Pero Venezuela no es sólo eso. En las venas no nos corre agua solamente, o plástico, o petróleo. Eso sí, precisamente como el pasado le hierve a uno por dentro, muchos se aprovechan y lo convierten en espectáculo. Antipiréticos intravenosos más estimulantes ultrapotentes. Fiebre con fiebre se paga y se apaga. El venezolano no es sólo disimulo, es una fierita paranoica bastante ocupada. Es anormal la cantidad de energía que se gasta aquí cada día para lograr la proeza diaria de mirar sin mirar; para vivir en el doblepensar permanente —como un dudamel que disuelve las pesadillas—; para armar virtuosamente castillos de naipes, repeticiones y rendiciones rabiosas; para componer el mantra que nos facilite el holograma sólido de la parcela política más segura y más sonriente. Todos queremos pertenecer a la liga de la justicia, o al menos olvidarnos del mundo resolviendo lo que es más inmediato en una cola o en un transeo —claro que así también se puede descargar la arrechera con ráfagas de ira—. Yo no sé si llamar a eso, en esta época, «disimulo». Quizás le convenga otro nombre más radical. Algo así como plastificación de las víceras. Paranoicas fieritas todos, pues. Y la indignación se nos va volviendo espuma.

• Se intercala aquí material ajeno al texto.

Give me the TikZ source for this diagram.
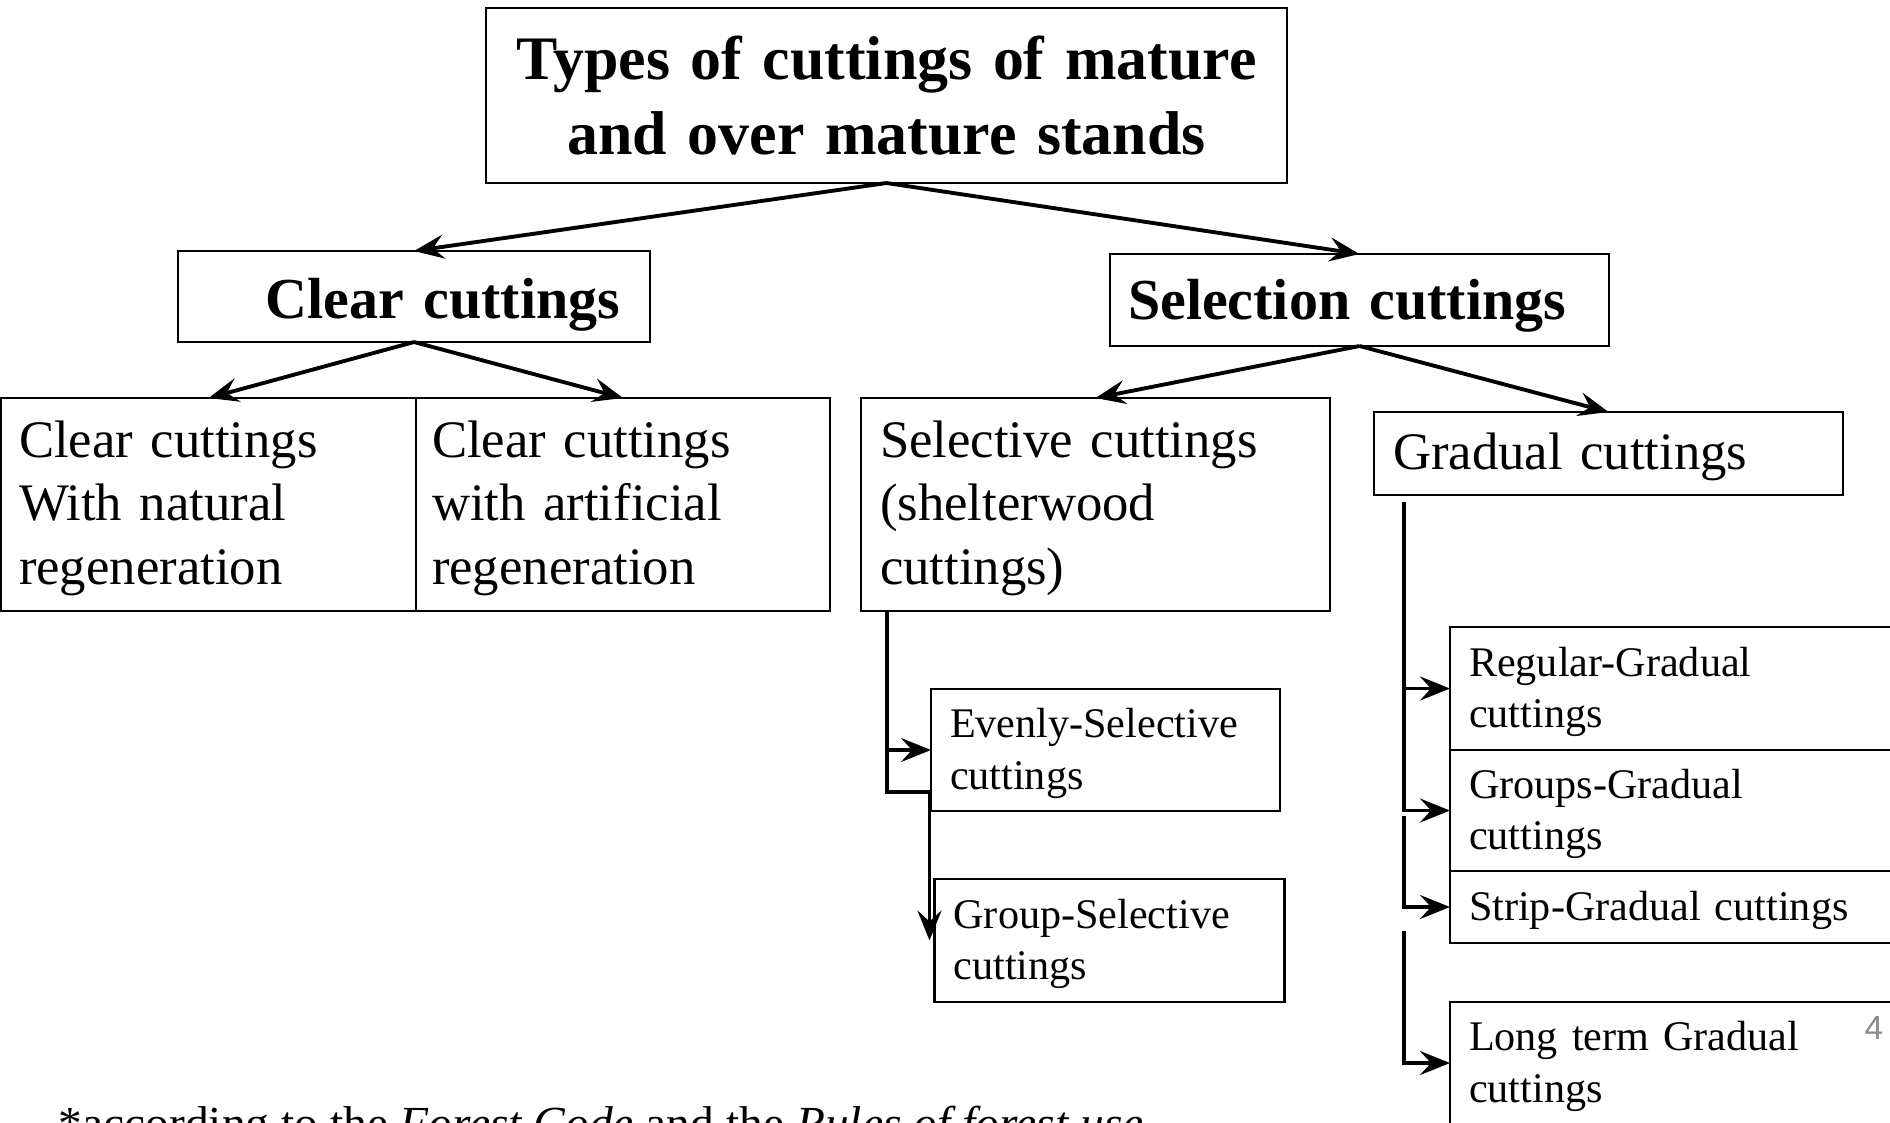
\documentclass[tikz,border=0pt]{standalone}
\usepackage{fontspec}
\setmainfont{Liberation Serif}
\newfontfamily\pagenumfont{Liberation Sans}
\usetikzlibrary{positioning,arrows.meta}

\begin{document}
\begin{tikzpicture}[
font=\fontsize{15}{18}\selectfont,
box/.style={draw, line width=0.6pt, outer sep=0pt, inner xsep=0.18cm, inner ysep=0pt, align=left, text height=12.6pt},
head/.style={box, font=\fontsize{16.5}{19.8}\selectfont\bfseries},
small/.style={box, font=\fontsize{12}{14.6}\selectfont, inner xsep=0.19cm, text height=10.2pt},
arr/.style={-{Stealth[length=0.3cm, width=0.24cm, inset=0.11cm]}, line width=1.1pt}
]
\useasboundingbox (0,0) rectangle (18.9,-11.22);

\node[box, anchor=north west, text width=7.65cm, minimum height=1.75cm, align=center, text height=12.4pt, font=\fontsize{17.6}{21.2}\selectfont\bfseries] (title) at (4.86,-0.08) {Types of cuttings of mature\\and over mature stands};

\node[head, anchor=north west, text width=4.12cm, inner xsep=0.3cm, align=right, minimum height=0.91cm, text height=16pt] (clear) at (1.78,-2.51) {Clear cuttings};
\node[head, anchor=north west, text width=4.63cm, minimum height=0.92cm, text height=14.6pt] (select) at (11.10,-2.54) {Selection cuttings};

\node[box, anchor=north west, text width=3.79cm, minimum height=2.13cm] (natural) at (0.01,-3.98) {Clear cuttings\\With natural\\regeneration};
\node[box, right=0cm of natural, text width=3.82cm, inner xsep=0.16cm, minimum height=2.13cm] (artif) {Clear cuttings\\with artificial\\regeneration};
\node[box, anchor=north west, text width=4.31cm, inner xsep=0.19cm, minimum height=2.13cm] (selc) at (8.61,-3.98) {Selective cuttings\\(shelterwood\\cuttings)};
\node[box, anchor=north west, text width=4.31cm, inner xsep=0.19cm, minimum height=0.83cm] (grad) at (13.74,-4.12) {Gradual cuttings};

\node[small, anchor=north west, text width=3.11cm, minimum height=1.22cm] (even) at (9.31,-6.89) {Evenly-Selective\\cuttings};
\node[small, below=0.68cm of even, xshift=0.04cm, text width=3.12cm, minimum height=1.23cm] (gsel) {Group-Selective\\cuttings};

\node[small, anchor=north west, text width=4.62cm, minimum height=1.23cm] (reg) at (14.50,-6.27) {Regular-Gradual\\cuttings};
\node[small, below=0cm of reg, text width=4.62cm, minimum height=1.21cm] (grp) {Groups-Gradual\\cuttings};
\node[small, below=0cm of grp, text width=4.62cm, minimum height=0.72cm] (strip) {Strip-Gradual cuttings};
\node[small, below=0.59cm of strip, text width=4.62cm, minimum height=1.22cm] (long) {Long term Gradual\\cuttings};

\node[anchor=base west, inner sep=0pt, font=\fontsize{13.5}{16}\selectfont] (note) at (0.58,-11.39) {*according to the \textit{Forest Code} and the \textit{Rules of forest use}};
\node[anchor=base west, inner sep=0pt, text=black!45, font=\pagenumfont\fontsize{9.5}{11}\selectfont] (pnum) at (18.64,-10.39) {4};

\draw[arr] (title.south) -- (clear.north);
\draw[arr] (title.south) -- (select.north);
\draw[arr] (clear.south) -- (natural.north);
\draw[arr] (clear.south) -- (artif.north);
\draw[arr] (select.south) -- (selc.north);
\draw[arr] (select.south) -- (grad.north);

% selective branch
\coordinate (sA) at ([xshift=0.26cm]selc.south west);
\coordinate (sB) at ([yshift=-1.81cm]sA);
\draw[arr] (sA) |- (even.west);
\draw[arr] (sA) -- (sB) -| ([xshift=-0.05cm]gsel.west);

% gradual branch
\coordinate (gA) at (14.04,-5.02);
\coordinate (gB) at (14.04,-8.16);
\coordinate (gC) at (14.04,-9.31);
\draw[arr] (gA) |- (reg.west);
\draw[arr] (reg.west -| gA) |- (grp.west);
\draw[arr] (gB) |- (strip.west);
\draw[arr] (gC) |- (long.west);
\end{tikzpicture}
\end{document}
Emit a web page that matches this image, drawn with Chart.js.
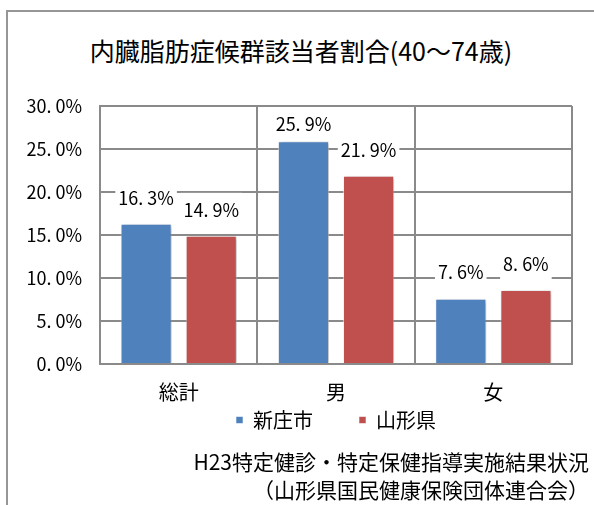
<!DOCTYPE html>
<html lang="ja">
<head>
<meta charset="utf-8">
<script src="https://cdn.jsdelivr.net/npm/chart.js@4"></script>
<style>
body{margin:0;background:#fff;font-family:"Noto Sans CJK JP",sans-serif;color:#000;}
#wrap{position:relative;width:594px;height:505px;overflow:hidden;background:#fff;}
#frame{position:absolute;left:6px;top:10px;width:700px;height:600px;border:2px solid #969696;}
#box{position:absolute;left:0;top:0;width:594px;height:505px;}
#title{position:absolute;left:0;top:32px;width:602px;text-align:center;font-size:25px;line-height:36px;}
#source{position:absolute;right:5px;top:447px;text-align:right;font-size:21px;line-height:28px;}
</style>
</head>
<body>
<div id="wrap">
  <div id="frame"></div>
  <div id="title">内臓脂肪症候群該当者割合(40～74歳)</div>
  <div id="box"><canvas id="metaboChart"></canvas></div>
  <div id="source">H23特定健診・特定保健指導実施結果状況<br>（山形県国民健康保険団体連合会）</div>
</div>

<script>
// 該当者割合 (%)
const categories = ['総計', '男', '女'];
const seriesNames = ['新庄市', '山形県'];
const shinjo = [16.3, 25.9, 7.6];
const yamagata = [14.9, 21.9, 8.6];
const yMax = 30;
const yStep = 5;

const fontFamily = '"Noto Sans CJK JP", sans-serif';
const gridGray = '#8a8a8a';

// "16.3" -> "16. 3%"
function fmt(v){
    return v.toFixed(1).replace('.', '. ') + '%';
}


// soft shadow under the bars
const barShadow = {
    id:'barShadow',
    beforeDatasetsDraw(chart){
        const c = chart.ctx;
        c.save();
        c.shadowColor = 'rgba(0,0,0,0.28)';
        c.shadowBlur = 4;
        c.shadowOffsetX = 2;
        c.shadowOffsetY = 1;
    },
    afterDatasetsDraw(chart){
        chart.ctx.restore();
    }
};


// value labels on white boxes above each bar
const valueLabels = {
    id:'valueLabels',
    afterDraw(chart){
        const c = chart.ctx;
        const top = chart.chartArea.top;
        c.save();
        c.font = '18px ' + fontFamily;
        c.textAlign = 'center';
        c.textBaseline = 'middle';
        chart.data.datasets.forEach((ds, i) => {
            chart.getDatasetMeta(i).data.forEach((bar, j) => {
                const text = fmt(ds.data[j]);
                const y = Math.max(bar.y - 26, top + 18);
                const w = c.measureText(text).width + 6;
                c.fillStyle = '#fff';
                c.fillRect(bar.x - w / 2, y - 17, w, 34);
                c.fillStyle = '#000';
                c.fillText(text, bar.x, y);
            });
        });
        c.restore();
    }
};


new Chart(

document.getElementById('metaboChart'),

{
    type:'bar',

    data:{
        labels:categories,
        datasets:[
            {
                label:seriesNames[0],
                data:shinjo,
                backgroundColor:'#4f81bd',
                borderColor:'rgba(255,255,255,0.55)',
                borderWidth:1
            },
            {
                label:seriesNames[1],
                data:yamagata,
                backgroundColor:'#c0504d',
                borderColor:'rgba(255,255,255,0.55)',
                borderWidth:1
            }
        ]
    },

    options:{
        responsive:true,
        maintainAspectRatio:false,
        animation:false,
        categoryPercentage:0.828,
        barPercentage:0.785,
        layout:{
            padding:{top:106, right:22, bottom:65, left:0}
        },
        scales:{
            x:{
                offset:true,
                grid:{
                    color:gridGray,
                    lineWidth:2,
                    drawTicks:false,
                    offset:true
                },
                border:{color:gridGray, width:2},
                // mirrored so the labels are not clipped to the zero-height axis box,
                // which lets the legend sit right under the plot
                ticks:{
                    color:'#000',
                    mirror:true,
                    padding:-40,
                    font:{family:fontFamily, size:20}
                },
                afterFit:s => { s.height = 0; }
            },
            y:{
                min:0,
                max:yMax,
                grid:{
                    color:gridGray,
                    lineWidth:2,
                    drawTicks:false
                },
                border:{color:gridGray, width:2},
                ticks:{
                    stepSize:yStep,
                    color:'#000',
                    padding:18,
                    font:{family:fontFamily, size:18},
                    callback:v => fmt(v)
                },
                afterFit:s => { s.width = 100; }
            }
        },
        plugins:{
            legend:{
                position:'bottom',
                fullSize:false,
                labels:{
                    boxWidth:7,
                    boxHeight:7,
                    padding:46,
                    color:'#000',
                    font:{family:fontFamily, size:20}
                }
            },
            tooltip:{enabled:false}
        }
    },

    plugins:[barShadow, valueLabels]
});
</script>
</body>
</html>
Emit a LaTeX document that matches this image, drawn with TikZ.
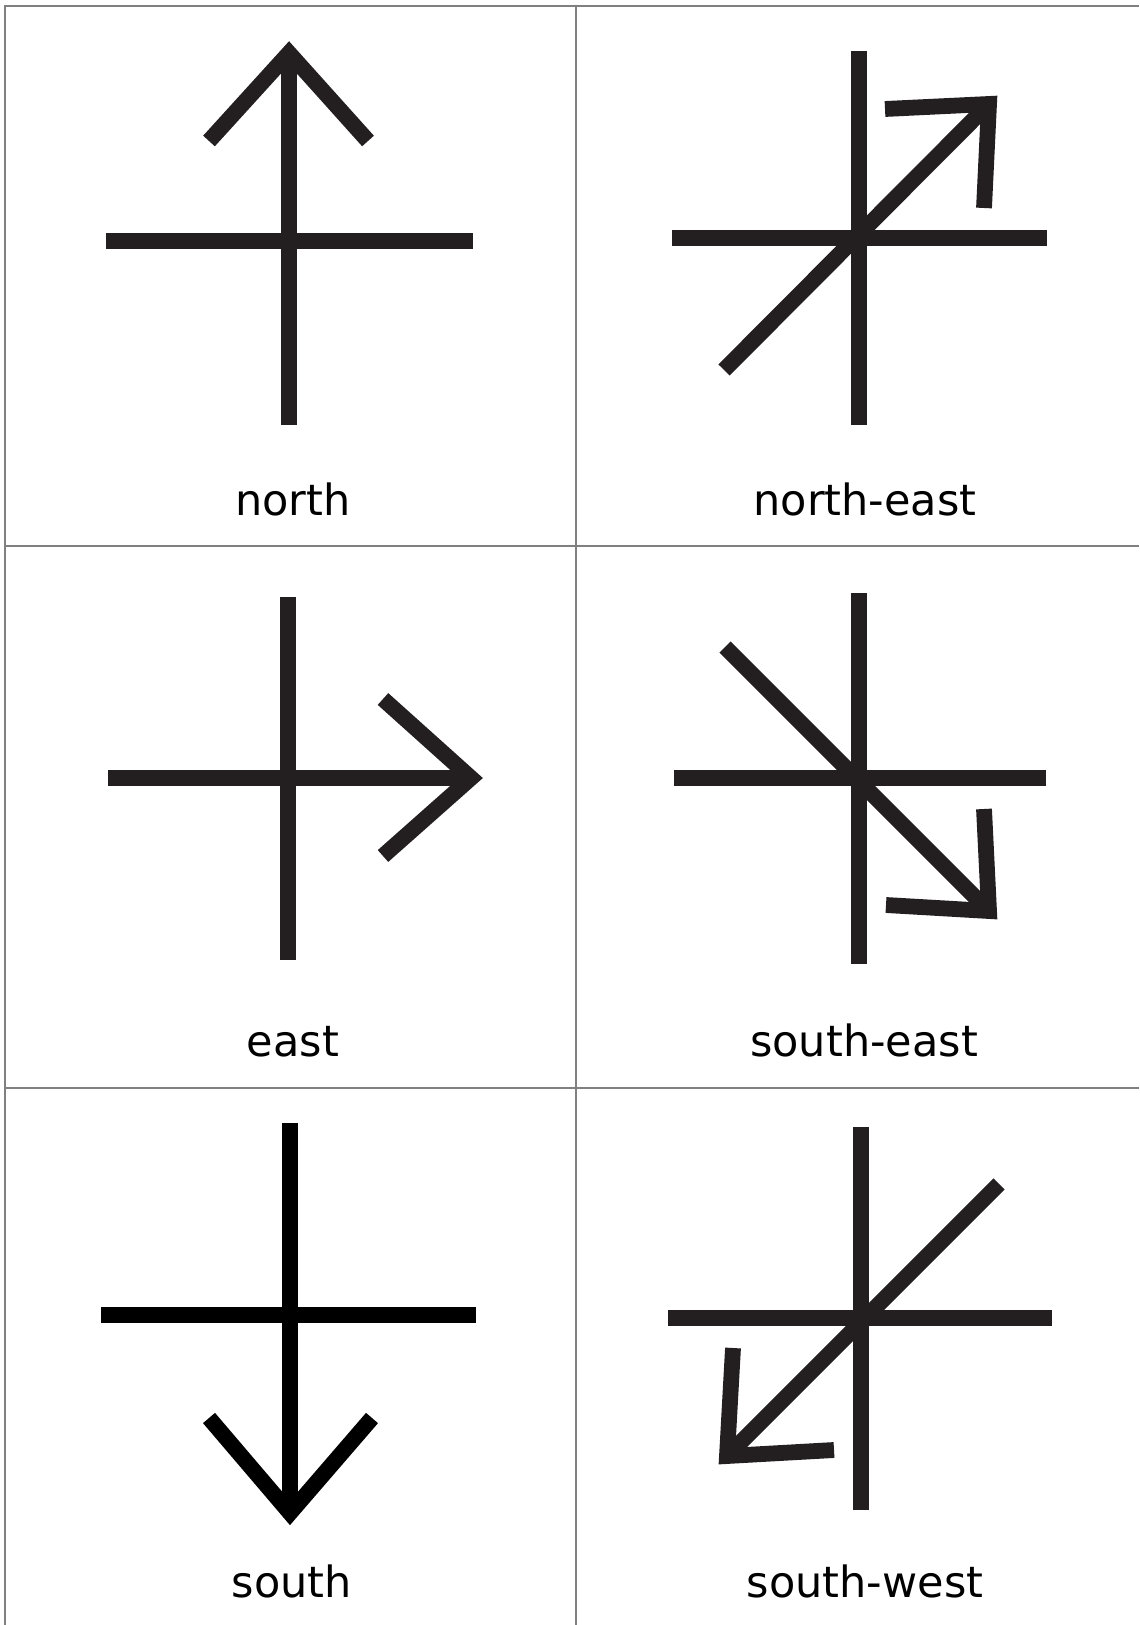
\documentclass[tikz,border=0pt]{standalone}
\usepackage{fontspec}
\setmainfont{DejaVu Sans}
\usetikzlibrary{calc}

\definecolor{ink}{RGB}{35,31,32}
\definecolor{rule}{RGB}{128,128,128}

\begin{document}
\begin{tikzpicture}[x=0.5pt, y=-0.5pt,
  sym/.style={line width=7.9pt, ink},
  grid/.style={line width=1pt, rule},
  lbl/.style={anchor=base, font=\fontsize{21.5}{25}\selectfont}]

\useasboundingbox (0,0) rectangle (1139,1625);
\clip (0,0) rectangle (1139,1625);

% table
\draw[grid] (5,1625) -- (5,6) -- (1139,6);
\draw[grid] (576,6) -- (576,1625);
\draw[grid] (5,546) -- (1139,546);
\draw[grid] (5,1088) -- (1139,1088);

% north
\draw[sym] (106,241) -- (473,241);
\draw[sym] (289,425) -- (289,53);
\draw[sym] (209,141) -- (289,53) -- (368,141);

% north-east
\draw[sym] (672,238) -- (1047,238);
\draw[sym] (859,51) -- (859,425);
\draw[sym] (724,370) -- (989,104);
\draw[sym] (885,109) -- (989,104) -- (984,208);

% east
\draw[sym] (288,597) -- (288,960);
\draw[sym] (108,778) -- (471,778);
\draw[sym] (383,699) -- (471,778) -- (383,856);

% south-east
\draw[sym] (859,593) -- (859,964);
\draw[sym] (674,778) -- (1046,778);
\draw[sym] (725,647) -- (989,911);
\draw[sym] (886,905) -- (989,911) -- (984,809);

% south
\draw[sym, black] (290,1123) -- (290,1513);
\draw[sym, black] (101,1315) -- (476,1315);
\draw[sym, black] (209,1418) -- (290,1513) -- (372,1418);

% south-west
\draw[sym] (861,1127) -- (861,1510);
\draw[sym] (668,1318) -- (1052,1318);
\draw[sym] (999,1184) -- (727,1456);
\draw[sym] (733,1348) -- (727,1456) -- (834,1450);

% labels
\node[lbl] (lblN)  at (293,516)  {north};
\node[lbl] (lblNE) at (865,516)  {north-east};
\node[lbl] (lblE)  at (293,1056) {east};
\node[lbl] (lblSE) at (864,1056) {south-east};
\node[lbl] (lblS)  at (292,1597) {south};
\node[lbl] (lblSW) at (865,1597) {south-west};

\end{tikzpicture}
\end{document}
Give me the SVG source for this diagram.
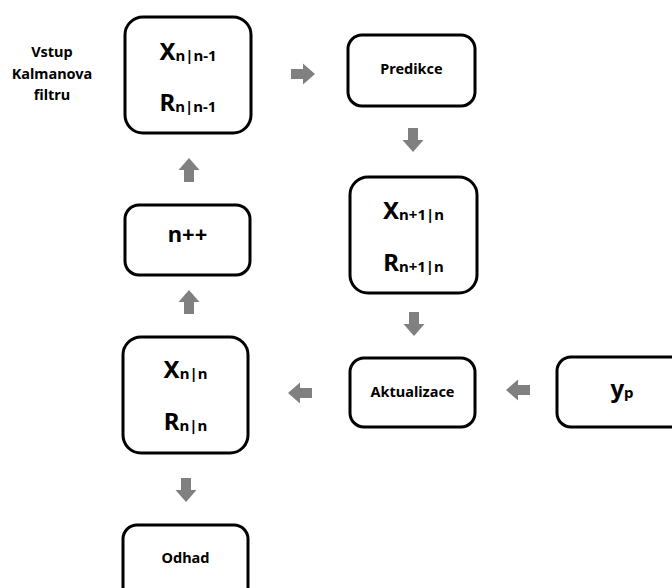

Si algo he aprendido con mis silencios y a fuerza de recibir y dar coñazos, es que somos un caso ejemplar de los gritos y los mantras, pero también de la argumentación chucuta, del manoseo y de la insensibilización que fortalece una especie hipersensibilidad acomodaticia bastante posmoderna. No somos alquimistas, somo grandes petroquímicos de la mente. La verdadera industria de la energía en Venezuela no es el petróleo, es la del arte minero-intelectual-extractivo-rentista de ingeniarse las mil maneras de no ver al otro o de hundirse en la ciega necesidad de resolver el presente con las mil mangas de la artimaña. Y se nos pasa el tiempo en ese ejercicio interminable de «sitiarnos» los unos a los otros sin mirar más que la existencia política como una comparsa de cartulones con voz y cartulones sin voz. Entre tanto barullo, vamos a ver qué tanto nos sirve no ser sólo eso.